__Your objective__
Please output the records below in full, exactly as given, but without the images.

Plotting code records
══════

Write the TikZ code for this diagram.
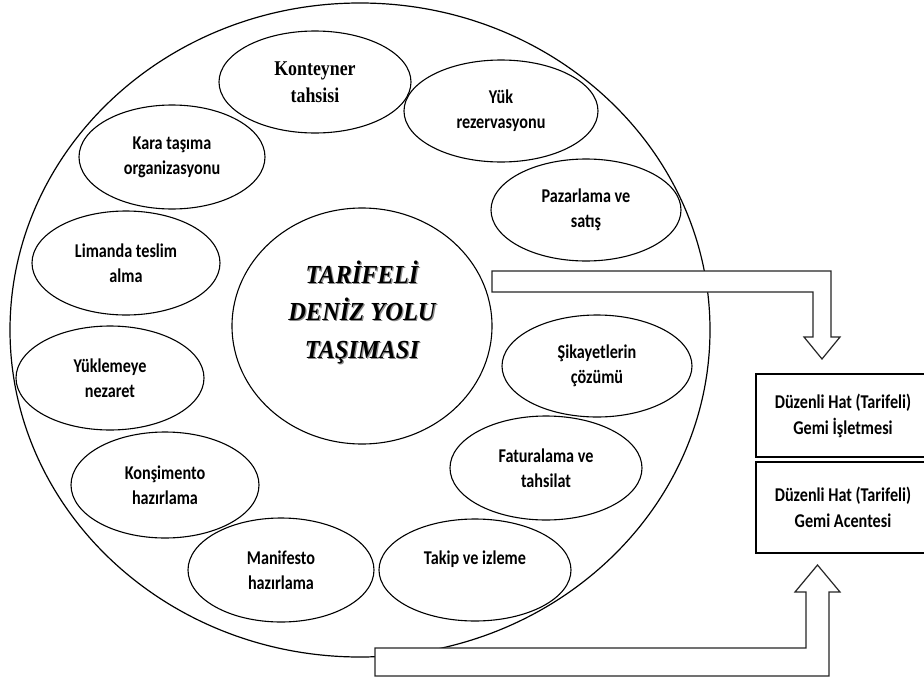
\documentclass[tikz,border=0pt]{standalone}
\usepackage{fontspec}
\usetikzlibrary{shapes.geometric}
\newfontfamily\lblfont{Carlito}[FakeStretch=0.83]
\newfontfamily\konfont{Liberation Serif}[FakeStretch=0.85]
\newfontfamily\cfont{Liberation Serif}[FakeStretch=0.94]
\tikzset{
  oval/.style={ellipse, draw, line width=1.1pt, inner sep=0pt, align=center,
    font=\lblfont\bfseries\fontsize{19.5}{25}\selectfont},
  bigarrow/.style={draw=black!85, line width=1.2pt, fill=white, line join=miter},
  infobox/.style={draw, line width=1.3pt, inner sep=0pt, align=center,
    minimum width=174pt, font=\lblfont\bfseries\fontsize{19.5}{26}\selectfont},
  coretext/.style={align=center, inner sep=0pt,
    font=\cfont\bfseries\itshape\fontsize{26}{37.5}\selectfont}
}
\begin{document}
\begin{tikzpicture}[x=1pt,y=-1pt]
\useasboundingbox (0,0) rectangle (924,680);
\clip (0,0) rectangle (924,680);
\fill[white] (0,0) rectangle (924,680);
% outer circle
\node[ellipse, draw, line width=1.2pt, inner sep=0pt, minimum width=700pt, minimum height=654pt] (outer) at (360,330) {};
% core
\node[oval, minimum width=260pt, minimum height=236pt] (core) at (362,326) {};
\node[coretext, text=black!45] (coreshadow) at (363.2,313.2) {TARİFELİ\\DENİZ YOLU\\TAŞIMASI};
\node[coretext] (coretxt) at (362,312) {TARİFELİ\\DENİZ YOLU\\TAŞIMASI};
% activities
\node[oval, minimum width=192pt, minimum height=102pt, font=\konfont\bfseries\fontsize{21}{27}\selectfont] (konteyner) at (315,82) {Konteyner\\tahsisi};
\node[oval, minimum width=194pt, minimum height=102pt] (yuk) at (501,111) {Yük\\rezervasyonu};
\node[oval, minimum width=186pt, minimum height=104pt] (kara) at (172,157) {Kara taşıma\\organizasyonu};
\node[oval, minimum width=190pt, minimum height=102pt] (pazarlama) at (586,210) {Pazarlama ve\\satış};
\node[oval, minimum width=188pt, minimum height=104pt] (liman) at (126,263) {Limanda teslim\\alma};
\node[oval, minimum width=190pt, minimum height=102pt] (sikayet) at (597,366) {Şikayetlerin\\çözümü};
\node[oval, minimum width=188pt, minimum height=104pt] (yukleme) at (110,378) {Yüklemeye\\nezaret};
\node[oval, minimum width=192pt, minimum height=104pt] (fatura) at (546,468) {Faturalama ve\\tahsilat};
\node[oval, minimum width=188pt, minimum height=106pt] (konsimento) at (165,485) {Konşimento\\hazırlama};
\node[oval, minimum width=186pt, minimum height=104pt] (manifesto) at (281,570) {Manifesto\\hazırlama};
\node[oval, minimum width=192pt, minimum height=102pt] (takip) at (475,570) {Takip ve izleme\\\phantom{x}};
% boxes
\node[infobox, minimum height=83pt] (isletme) at (843,415.5) {Düzenli Hat (Tarifeli)\\Gemi İşletmesi};
\node[infobox, minimum height=91pt] (acente) at (843,507.5) {Düzenli Hat (Tarifeli)\\Gemi Acentesi};
% block arrows
\draw[bigarrow] (492,271) -- (831,271) -- (831,337) -- (840,337) -- (822,359)
  -- (804,337) -- (813,337) -- (813,292) -- (492,292) -- cycle;
\draw[bigarrow] (375,648) -- (806,648) -- (806,592) -- (795,592) -- (817.5,565)
  -- (840,592) -- (829,592) -- (829,676) -- (375,676) -- cycle;
\end{tikzpicture}
\end{document}
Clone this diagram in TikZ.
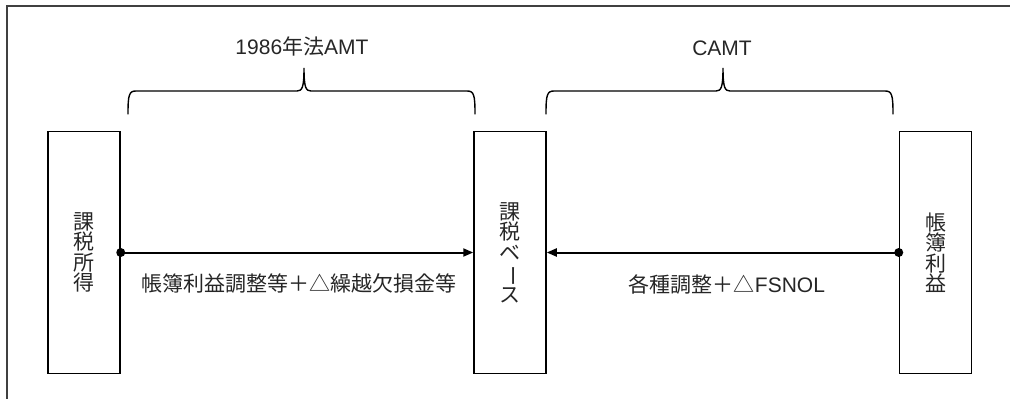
\documentclass[tikz,border=0pt]{standalone}
\usepackage{fontspec}
\usepackage{graphicx}
\setmainfont{Liberation Sans}
\newfontfamily\jp{Noto Sans CJK JP}
\usetikzlibrary{arrows.meta}
\tikzset{
  box/.style={draw=black, line width=1.5pt, minimum width=72pt, minimum height=242pt, inner sep=0pt, font=\jp\fontsize{21}{20.5}\selectfont, align=center, text=black!85},
  conn/.style={line width=2pt, -{Triangle[length=10pt,width=8pt]}},
  brace/.style={line width=1.4pt, line cap=round},
  lab/.style={inner sep=0pt, text=black!85, font=\fontsize{21}{25}\selectfont},
  frame/.style={draw=black!75, line width=1.5pt}
}
\begin{document}
\begin{tikzpicture}[x=1pt,y=-1pt]
\useasboundingbox (0,0) rectangle (1010,399);
\draw[frame] (7,399) -- (7,6) -- (1010,6);
\node[box] (lbox) at (84,252.5) {課\\税\\所\\得};
\node[box] (mbox) at (510,252.5) {課\\税\\ベ\\\rotatebox[origin=c]{-90}{ー}\\ス};
\node[box] (rbox) at (935.5,252.5) {帳\\簿\\利\\益};
\draw[conn] (lbox.east) -- (mbox.west);
\draw[conn] (rbox.west) -- (mbox.east);
\fill (lbox.east) circle (4.5pt);
\fill (rbox.west) circle (4.5pt);
\node[lab] (l1) at (299,283) {\jp 帳簿利益調整等＋△繰越欠損金等};
\node[lab] (l2) at (727,284) {{\jp 各種調整＋△}FSNOL};
\node[lab] (t1) at (302,46) {1986{\jp 年法}AMT};
\node[lab] (t2) at (722,48) {CAMT};
\draw[brace] (128,114) .. controls (128,95) and (129,91) .. (136,91) -- (297,91) .. controls (302,91) and (304,88) .. (304,68) .. controls (304,88) and (306,91) .. (311,91) -- (467,91) .. controls (474,91) and (475,95) .. (475,114);
\draw[brace] (546,114) .. controls (546,95) and (547,91) .. (554,91) -- (716,91) .. controls (721,91) and (723,88) .. (723,68) .. controls (723,88) and (725,91) .. (730,91) -- (885,91) .. controls (892,91) and (893,95) .. (893,114);
\end{tikzpicture}
\end{document}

══════

__Exercise solution__
Write the TikZ code for this diagram.
\documentclass[tikz,border=0pt]{standalone}
\usepackage{fontspec}
\usetikzlibrary{shapes.geometric}
\newfontfamily\lblfont{Carlito}[FakeStretch=0.83]
\newfontfamily\konfont{Liberation Serif}[FakeStretch=0.85]
\newfontfamily\cfont{Liberation Serif}[FakeStretch=0.94]
\tikzset{
  oval/.style={ellipse, draw, line width=1.1pt, inner sep=0pt, align=center,
    font=\lblfont\bfseries\fontsize{19.5}{25}\selectfont},
  bigarrow/.style={draw=black!85, line width=1.2pt, fill=white, line join=miter},
  infobox/.style={draw, line width=1.3pt, inner sep=0pt, align=center,
    minimum width=174pt, font=\lblfont\bfseries\fontsize{19.5}{26}\selectfont},
  coretext/.style={align=center, inner sep=0pt,
    font=\cfont\bfseries\itshape\fontsize{26}{37.5}\selectfont}
}
\begin{document}
\begin{tikzpicture}[x=1pt,y=-1pt]
\useasboundingbox (0,0) rectangle (924,680);
\clip (0,0) rectangle (924,680);
\fill[white] (0,0) rectangle (924,680);
% outer circle
\node[ellipse, draw, line width=1.2pt, inner sep=0pt, minimum width=700pt, minimum height=654pt] (outer) at (360,330) {};
% core
\node[oval, minimum width=260pt, minimum height=236pt] (core) at (362,326) {};
\node[coretext, text=black!45] (coreshadow) at (363.2,313.2) {TARİFELİ\\DENİZ YOLU\\TAŞIMASI};
\node[coretext] (coretxt) at (362,312) {TARİFELİ\\DENİZ YOLU\\TAŞIMASI};
% activities
\node[oval, minimum width=192pt, minimum height=102pt, font=\konfont\bfseries\fontsize{21}{27}\selectfont] (konteyner) at (315,82) {Konteyner\\tahsisi};
\node[oval, minimum width=194pt, minimum height=102pt] (yuk) at (501,111) {Yük\\rezervasyonu};
\node[oval, minimum width=186pt, minimum height=104pt] (kara) at (172,157) {Kara taşıma\\organizasyonu};
\node[oval, minimum width=190pt, minimum height=102pt] (pazarlama) at (586,210) {Pazarlama ve\\satış};
\node[oval, minimum width=188pt, minimum height=104pt] (liman) at (126,263) {Limanda teslim\\alma};
\node[oval, minimum width=190pt, minimum height=102pt] (sikayet) at (597,366) {Şikayetlerin\\çözümü};
\node[oval, minimum width=188pt, minimum height=104pt] (yukleme) at (110,378) {Yüklemeye\\nezaret};
\node[oval, minimum width=192pt, minimum height=104pt] (fatura) at (546,468) {Faturalama ve\\tahsilat};
\node[oval, minimum width=188pt, minimum height=106pt] (konsimento) at (165,485) {Konşimento\\hazırlama};
\node[oval, minimum width=186pt, minimum height=104pt] (manifesto) at (281,570) {Manifesto\\hazırlama};
\node[oval, minimum width=192pt, minimum height=102pt] (takip) at (475,570) {Takip ve izleme\\\phantom{x}};
% boxes
\node[infobox, minimum height=83pt] (isletme) at (843,415.5) {Düzenli Hat (Tarifeli)\\Gemi İşletmesi};
\node[infobox, minimum height=91pt] (acente) at (843,507.5) {Düzenli Hat (Tarifeli)\\Gemi Acentesi};
% block arrows
\draw[bigarrow] (492,271) -- (831,271) -- (831,337) -- (840,337) -- (822,359)
  -- (804,337) -- (813,337) -- (813,292) -- (492,292) -- cycle;
\draw[bigarrow] (375,648) -- (806,648) -- (806,592) -- (795,592) -- (817.5,565)
  -- (840,592) -- (829,592) -- (829,676) -- (375,676) -- cycle;
\end{tikzpicture}
\end{document}
Clone this diagram in TikZ.
\documentclass[tikz,border=0pt]{standalone}
\usepackage{fontspec}
\usepackage{graphicx}
\setmainfont{Liberation Sans}
\newfontfamily\jp{Noto Sans CJK JP}
\usetikzlibrary{arrows.meta}
\tikzset{
  box/.style={draw=black, line width=1.5pt, minimum width=72pt, minimum height=242pt, inner sep=0pt, font=\jp\fontsize{21}{20.5}\selectfont, align=center, text=black!85},
  conn/.style={line width=2pt, -{Triangle[length=10pt,width=8pt]}},
  brace/.style={line width=1.4pt, line cap=round},
  lab/.style={inner sep=0pt, text=black!85, font=\fontsize{21}{25}\selectfont},
  frame/.style={draw=black!75, line width=1.5pt}
}
\begin{document}
\begin{tikzpicture}[x=1pt,y=-1pt]
\useasboundingbox (0,0) rectangle (1010,399);
\draw[frame] (7,399) -- (7,6) -- (1010,6);
\node[box] (lbox) at (84,252.5) {課\\税\\所\\得};
\node[box] (mbox) at (510,252.5) {課\\税\\ベ\\\rotatebox[origin=c]{-90}{ー}\\ス};
\node[box] (rbox) at (935.5,252.5) {帳\\簿\\利\\益};
\draw[conn] (lbox.east) -- (mbox.west);
\draw[conn] (rbox.west) -- (mbox.east);
\fill (lbox.east) circle (4.5pt);
\fill (rbox.west) circle (4.5pt);
\node[lab] (l1) at (299,283) {\jp 帳簿利益調整等＋△繰越欠損金等};
\node[lab] (l2) at (727,284) {{\jp 各種調整＋△}FSNOL};
\node[lab] (t1) at (302,46) {1986{\jp 年法}AMT};
\node[lab] (t2) at (722,48) {CAMT};
\draw[brace] (128,114) .. controls (128,95) and (129,91) .. (136,91) -- (297,91) .. controls (302,91) and (304,88) .. (304,68) .. controls (304,88) and (306,91) .. (311,91) -- (467,91) .. controls (474,91) and (475,95) .. (475,114);
\draw[brace] (546,114) .. controls (546,95) and (547,91) .. (554,91) -- (716,91) .. controls (721,91) and (723,88) .. (723,68) .. controls (723,88) and (725,91) .. (730,91) -- (885,91) .. controls (892,91) and (893,95) .. (893,114);
\end{tikzpicture}
\end{document}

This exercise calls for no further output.